### What the exercise asks
Without the pictures, extract every line from the start of the material to the line containing "4567, 4864, 5180];", both ends included.

### Supplied data
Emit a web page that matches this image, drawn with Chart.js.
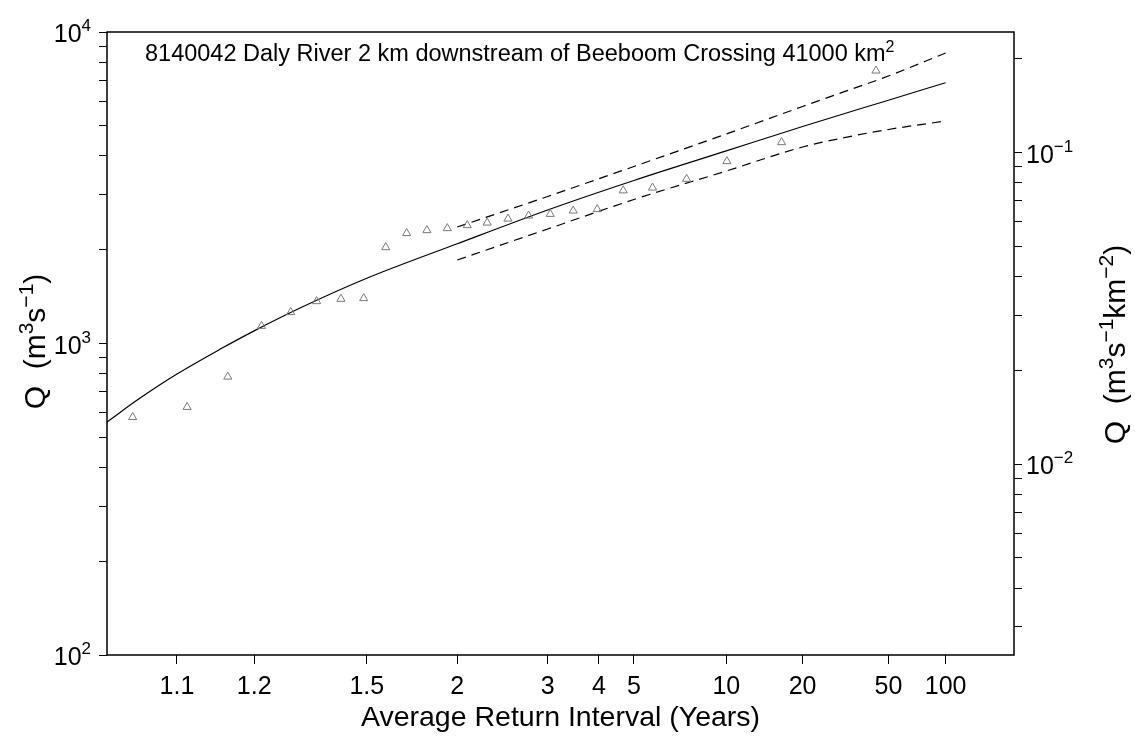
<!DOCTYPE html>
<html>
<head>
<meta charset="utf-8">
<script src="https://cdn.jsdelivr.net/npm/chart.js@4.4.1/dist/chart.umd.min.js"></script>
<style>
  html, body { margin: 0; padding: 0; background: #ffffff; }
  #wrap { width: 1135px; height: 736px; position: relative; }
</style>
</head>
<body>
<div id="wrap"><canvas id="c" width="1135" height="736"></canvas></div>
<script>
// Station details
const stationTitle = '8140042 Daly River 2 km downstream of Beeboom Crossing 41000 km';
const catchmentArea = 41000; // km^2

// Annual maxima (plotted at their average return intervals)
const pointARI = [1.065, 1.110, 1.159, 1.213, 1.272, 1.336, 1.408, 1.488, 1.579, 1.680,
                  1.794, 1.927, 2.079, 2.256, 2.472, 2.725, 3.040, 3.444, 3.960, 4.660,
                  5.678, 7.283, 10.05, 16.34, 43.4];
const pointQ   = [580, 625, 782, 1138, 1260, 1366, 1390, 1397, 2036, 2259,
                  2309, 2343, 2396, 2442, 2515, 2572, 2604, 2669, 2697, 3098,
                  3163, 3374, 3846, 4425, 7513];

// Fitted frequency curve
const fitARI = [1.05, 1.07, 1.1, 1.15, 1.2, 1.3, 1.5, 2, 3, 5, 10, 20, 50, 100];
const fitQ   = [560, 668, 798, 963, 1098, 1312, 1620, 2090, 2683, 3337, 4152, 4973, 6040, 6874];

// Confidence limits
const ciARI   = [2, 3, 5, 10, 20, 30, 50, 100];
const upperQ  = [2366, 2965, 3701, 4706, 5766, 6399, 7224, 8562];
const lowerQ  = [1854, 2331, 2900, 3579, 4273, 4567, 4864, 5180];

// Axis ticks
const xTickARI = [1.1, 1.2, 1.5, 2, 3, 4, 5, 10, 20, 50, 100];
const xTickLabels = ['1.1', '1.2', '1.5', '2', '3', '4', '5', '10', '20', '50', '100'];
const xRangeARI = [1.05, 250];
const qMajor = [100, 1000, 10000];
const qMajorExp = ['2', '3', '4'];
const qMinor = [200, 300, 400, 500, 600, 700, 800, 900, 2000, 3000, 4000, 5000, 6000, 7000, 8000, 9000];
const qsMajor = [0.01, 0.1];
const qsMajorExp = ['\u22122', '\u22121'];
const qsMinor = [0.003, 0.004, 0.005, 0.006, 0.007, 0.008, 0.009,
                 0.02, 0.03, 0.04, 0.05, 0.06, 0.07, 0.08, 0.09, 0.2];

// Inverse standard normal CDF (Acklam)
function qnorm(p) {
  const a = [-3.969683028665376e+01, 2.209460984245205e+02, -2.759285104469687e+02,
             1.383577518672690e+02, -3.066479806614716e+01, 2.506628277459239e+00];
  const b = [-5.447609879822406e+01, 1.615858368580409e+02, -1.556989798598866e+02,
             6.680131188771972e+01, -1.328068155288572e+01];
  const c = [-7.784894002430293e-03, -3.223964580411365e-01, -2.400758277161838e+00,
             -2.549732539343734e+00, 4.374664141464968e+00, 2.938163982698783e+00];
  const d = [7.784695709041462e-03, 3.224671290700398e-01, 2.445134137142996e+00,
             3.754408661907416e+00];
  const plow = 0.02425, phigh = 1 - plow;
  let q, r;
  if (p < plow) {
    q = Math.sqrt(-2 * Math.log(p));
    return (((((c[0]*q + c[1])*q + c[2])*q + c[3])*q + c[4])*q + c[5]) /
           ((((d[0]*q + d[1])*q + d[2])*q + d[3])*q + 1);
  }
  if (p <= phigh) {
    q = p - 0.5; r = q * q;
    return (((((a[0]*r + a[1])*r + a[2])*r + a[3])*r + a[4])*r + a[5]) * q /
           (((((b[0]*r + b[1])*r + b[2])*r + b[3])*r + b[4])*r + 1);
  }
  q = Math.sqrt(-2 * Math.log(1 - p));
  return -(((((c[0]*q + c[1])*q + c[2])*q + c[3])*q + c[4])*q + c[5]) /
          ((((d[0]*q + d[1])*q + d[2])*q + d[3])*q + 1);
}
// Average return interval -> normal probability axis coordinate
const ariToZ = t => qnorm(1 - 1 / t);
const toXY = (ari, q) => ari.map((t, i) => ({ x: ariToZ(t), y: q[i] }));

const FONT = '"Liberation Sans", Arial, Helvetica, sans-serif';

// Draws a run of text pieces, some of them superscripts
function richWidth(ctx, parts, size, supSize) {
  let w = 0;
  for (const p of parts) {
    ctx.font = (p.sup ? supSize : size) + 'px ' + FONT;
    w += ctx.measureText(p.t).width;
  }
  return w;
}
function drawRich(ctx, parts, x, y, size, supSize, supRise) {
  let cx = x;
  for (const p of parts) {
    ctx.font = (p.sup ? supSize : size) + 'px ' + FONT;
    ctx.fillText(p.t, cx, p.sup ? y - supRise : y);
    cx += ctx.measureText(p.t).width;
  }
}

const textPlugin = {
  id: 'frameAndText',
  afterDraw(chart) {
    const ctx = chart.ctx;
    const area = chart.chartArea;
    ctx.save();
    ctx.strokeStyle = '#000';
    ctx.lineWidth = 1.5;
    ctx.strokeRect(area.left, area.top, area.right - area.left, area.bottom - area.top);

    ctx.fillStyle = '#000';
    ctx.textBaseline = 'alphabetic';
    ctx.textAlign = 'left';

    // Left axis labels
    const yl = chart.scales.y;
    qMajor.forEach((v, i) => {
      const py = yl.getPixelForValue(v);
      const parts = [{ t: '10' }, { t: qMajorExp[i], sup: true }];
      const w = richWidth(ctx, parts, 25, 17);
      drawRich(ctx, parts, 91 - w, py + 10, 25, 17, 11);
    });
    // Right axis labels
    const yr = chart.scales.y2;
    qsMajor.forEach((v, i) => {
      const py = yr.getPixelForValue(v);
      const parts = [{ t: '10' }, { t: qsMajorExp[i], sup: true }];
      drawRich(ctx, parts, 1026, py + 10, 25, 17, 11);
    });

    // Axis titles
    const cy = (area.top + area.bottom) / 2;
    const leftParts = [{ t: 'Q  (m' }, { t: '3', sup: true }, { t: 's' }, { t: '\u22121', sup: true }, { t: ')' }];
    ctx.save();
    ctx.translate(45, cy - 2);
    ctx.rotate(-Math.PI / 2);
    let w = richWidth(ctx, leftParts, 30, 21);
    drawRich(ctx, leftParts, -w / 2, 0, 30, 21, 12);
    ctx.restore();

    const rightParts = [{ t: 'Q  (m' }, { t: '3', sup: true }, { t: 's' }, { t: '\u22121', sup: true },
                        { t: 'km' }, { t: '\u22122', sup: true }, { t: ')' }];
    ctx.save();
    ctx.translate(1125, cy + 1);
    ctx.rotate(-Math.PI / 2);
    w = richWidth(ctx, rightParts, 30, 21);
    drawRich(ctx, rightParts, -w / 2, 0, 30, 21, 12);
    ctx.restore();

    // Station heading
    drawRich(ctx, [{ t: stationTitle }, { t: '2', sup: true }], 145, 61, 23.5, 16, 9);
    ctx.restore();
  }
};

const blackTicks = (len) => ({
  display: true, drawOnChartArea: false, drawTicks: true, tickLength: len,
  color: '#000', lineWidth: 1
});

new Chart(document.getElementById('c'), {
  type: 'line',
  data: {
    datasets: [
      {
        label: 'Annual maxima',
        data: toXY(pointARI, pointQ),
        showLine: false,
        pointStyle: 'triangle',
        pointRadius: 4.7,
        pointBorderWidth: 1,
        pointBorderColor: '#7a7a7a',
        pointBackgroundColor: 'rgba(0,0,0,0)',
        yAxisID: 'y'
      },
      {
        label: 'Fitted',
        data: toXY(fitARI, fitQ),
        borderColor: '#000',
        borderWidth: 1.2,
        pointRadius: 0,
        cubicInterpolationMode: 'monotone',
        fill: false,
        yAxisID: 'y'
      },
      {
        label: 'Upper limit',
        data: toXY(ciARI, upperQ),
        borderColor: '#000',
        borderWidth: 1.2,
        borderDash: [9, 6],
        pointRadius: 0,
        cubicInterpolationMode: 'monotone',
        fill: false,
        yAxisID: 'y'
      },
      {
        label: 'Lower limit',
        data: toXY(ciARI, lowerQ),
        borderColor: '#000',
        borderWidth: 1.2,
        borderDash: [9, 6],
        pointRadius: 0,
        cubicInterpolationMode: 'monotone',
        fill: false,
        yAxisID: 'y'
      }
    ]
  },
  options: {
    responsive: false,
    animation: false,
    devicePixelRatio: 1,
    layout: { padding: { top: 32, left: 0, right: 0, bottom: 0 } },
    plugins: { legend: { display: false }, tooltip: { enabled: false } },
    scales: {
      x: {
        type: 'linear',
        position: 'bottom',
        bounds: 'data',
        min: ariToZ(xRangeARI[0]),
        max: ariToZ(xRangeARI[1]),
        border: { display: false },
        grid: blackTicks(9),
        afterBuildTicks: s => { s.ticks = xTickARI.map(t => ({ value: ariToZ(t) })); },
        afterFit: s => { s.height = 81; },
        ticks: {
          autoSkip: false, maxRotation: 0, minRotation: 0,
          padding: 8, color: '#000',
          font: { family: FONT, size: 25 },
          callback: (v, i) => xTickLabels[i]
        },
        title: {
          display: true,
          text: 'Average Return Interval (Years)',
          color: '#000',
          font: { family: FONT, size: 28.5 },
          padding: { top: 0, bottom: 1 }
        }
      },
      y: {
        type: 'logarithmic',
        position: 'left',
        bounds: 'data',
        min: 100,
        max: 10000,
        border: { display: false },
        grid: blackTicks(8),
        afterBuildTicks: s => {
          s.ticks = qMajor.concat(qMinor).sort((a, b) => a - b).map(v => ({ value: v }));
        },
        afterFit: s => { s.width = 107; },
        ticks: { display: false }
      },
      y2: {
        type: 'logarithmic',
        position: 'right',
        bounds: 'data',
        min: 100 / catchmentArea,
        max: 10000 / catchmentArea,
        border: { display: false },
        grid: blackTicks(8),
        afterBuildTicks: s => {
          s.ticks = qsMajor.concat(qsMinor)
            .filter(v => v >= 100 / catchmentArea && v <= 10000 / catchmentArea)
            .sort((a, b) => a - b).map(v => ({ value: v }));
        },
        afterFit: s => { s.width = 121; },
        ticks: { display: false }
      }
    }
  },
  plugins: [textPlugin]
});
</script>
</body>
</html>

### Solution to this exercise
Emit a web page that matches this image, drawn with Chart.js.
<!DOCTYPE html>
<html>
<head>
<meta charset="utf-8">
<script src="https://cdn.jsdelivr.net/npm/chart.js@4.4.1/dist/chart.umd.min.js"></script>
<style>
  html, body { margin: 0; padding: 0; background: #ffffff; }
  #wrap { width: 1135px; height: 736px; position: relative; }
</style>
</head>
<body>
<div id="wrap"><canvas id="c" width="1135" height="736"></canvas></div>
<script>
// Station details
const stationTitle = '8140042 Daly River 2 km downstream of Beeboom Crossing 41000 km';
const catchmentArea = 41000; // km^2

// Annual maxima (plotted at their average return intervals)
const pointARI = [1.065, 1.110, 1.159, 1.213, 1.272, 1.336, 1.408, 1.488, 1.579, 1.680,
                  1.794, 1.927, 2.079, 2.256, 2.472, 2.725, 3.040, 3.444, 3.960, 4.660,
                  5.678, 7.283, 10.05, 16.34, 43.4];
const pointQ   = [580, 625, 782, 1138, 1260, 1366, 1390, 1397, 2036, 2259,
                  2309, 2343, 2396, 2442, 2515, 2572, 2604, 2669, 2697, 3098,
                  3163, 3374, 3846, 4425, 7513];

// Fitted frequency curve
const fitARI = [1.05, 1.07, 1.1, 1.15, 1.2, 1.3, 1.5, 2, 3, 5, 10, 20, 50, 100];
const fitQ   = [560, 668, 798, 963, 1098, 1312, 1620, 2090, 2683, 3337, 4152, 4973, 6040, 6874];

// Confidence limits
const ciARI   = [2, 3, 5, 10, 20, 30, 50, 100];
const upperQ  = [2366, 2965, 3701, 4706, 5766, 6399, 7224, 8562];
const lowerQ  = [1854, 2331, 2900, 3579, 4273, 4567, 4864, 5180];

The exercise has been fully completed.